Object CURIEs are validated against each target schema under
src/mellea/mappings/<target>/docs/schema/. Run just apply-sssom-overlay after editing any TSV: the schema-agnostic
apply_sssom_overlay.py script projects every row into the generated schema YAML as native LinkML mapping slots, registers each target prefix from the TSV's curie_map, and lands permissible-value subjects (<prefix>:EnumName.PV_NAME, e.g. mellea:BackendFamilyEnum.HUGGINGFACE) on the matching permissible value rather than enum body.
Continuous integration
Two GitHub Actions workflows operate against the linkml/ subdirectory (both set defaults.run.working-directory: linkml and cache against linkml/uv.lock):
| Workflow | Triggers | Job |
|---|---|---|
.github/workflows/linkml-main.yaml |
push: [main], pull_request |
just test on the 3.11–3.14 Python matrix |
.github/workflows/linkml-deploy-docs.yaml |
push: [main], workflow_dispatch |
just gen-doc + mkdocs gh-deploy |
The deploy workflow pushes to the gh-pages branch via git, so only
contents: write is required - Pages / OIDC permissions are unused.
Known gaps
- Stylistic
linkml-lintwarnings (naming conventions on permissible values, missing per-slot descriptions) - non-blocking; addressable in a follow-up. mellea/templates/(Jinja templates) is intentionally excluded - no Python declarations to capture.- Per-component instance data (concrete
BackendSpec/ComponentSpecrecords) is not yet emitted; the schema currently defines the shape of such instances.

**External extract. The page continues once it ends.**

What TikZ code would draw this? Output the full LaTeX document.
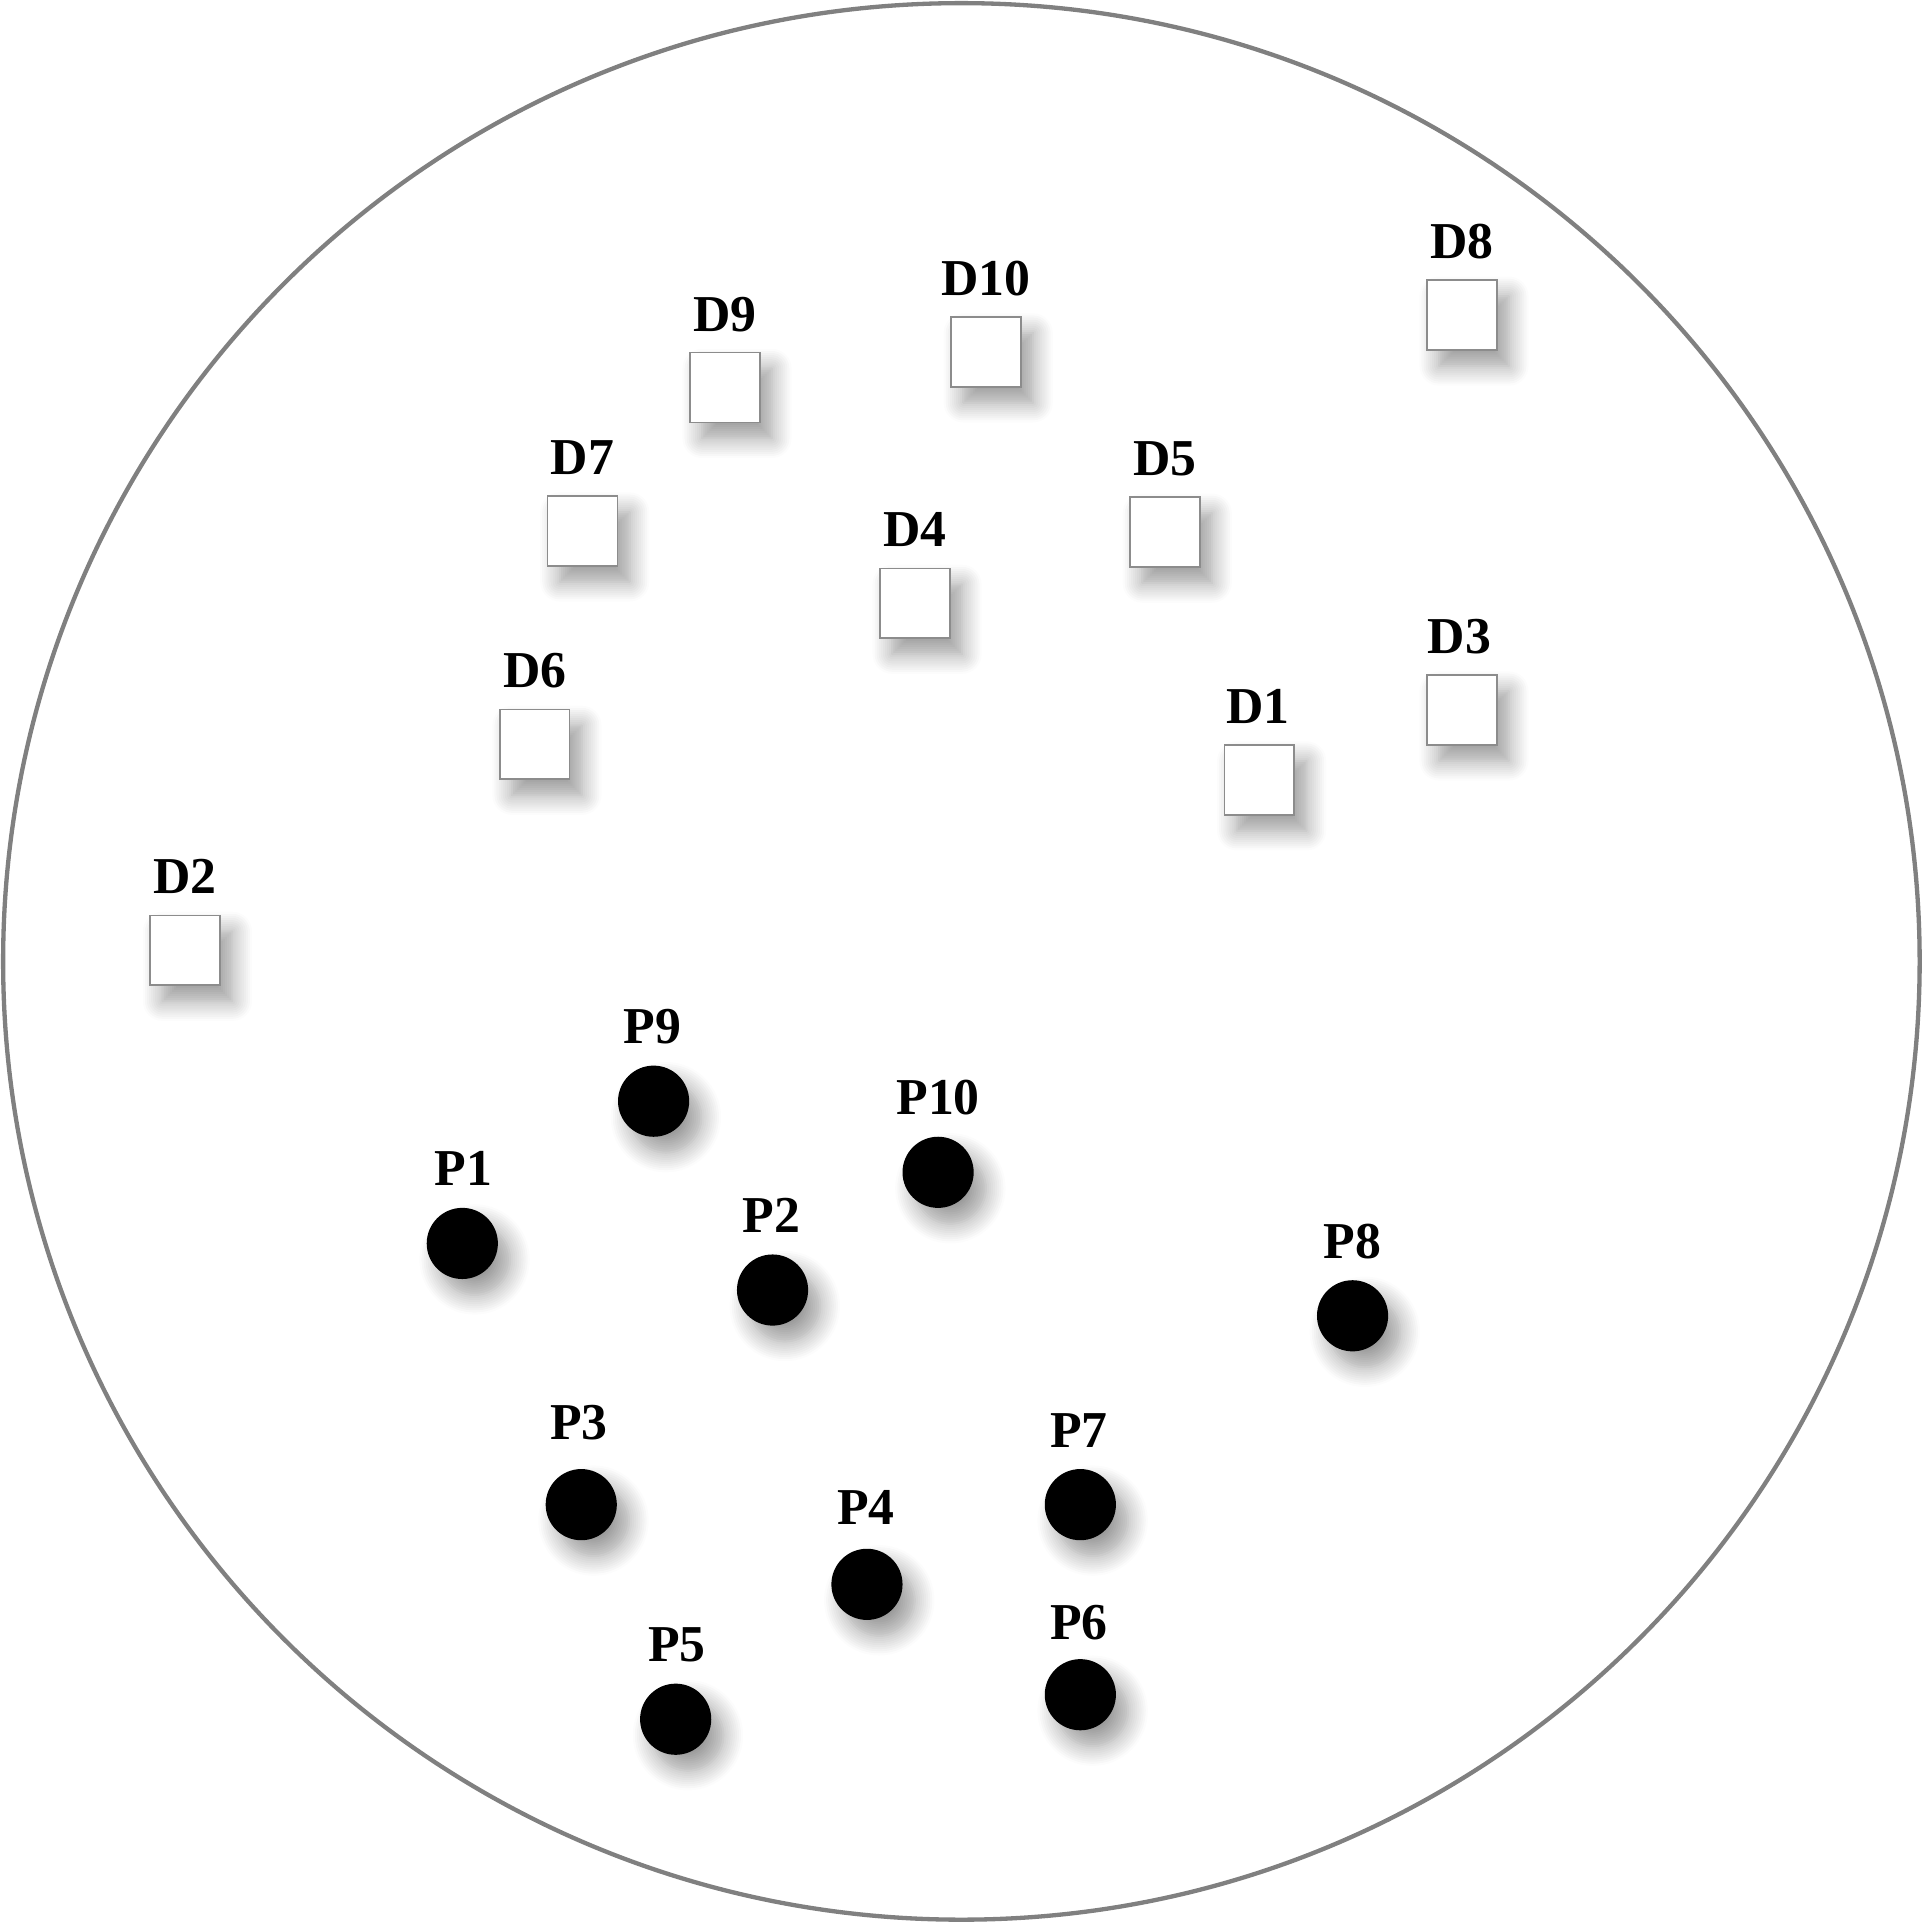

A follow-up generator pass can populate them. - Generator output under
linkml/project/(gen-sqla, gen-pandera, gen-namespaces, …) is excluded from ruff viaforce-exclude+extend-excludein the rootpyproject.toml[tool.ruff]block. In-place fixes are pointless becausejust gen-projectregenerates and clobbers them - upstream linkml templates are the source of the style noise.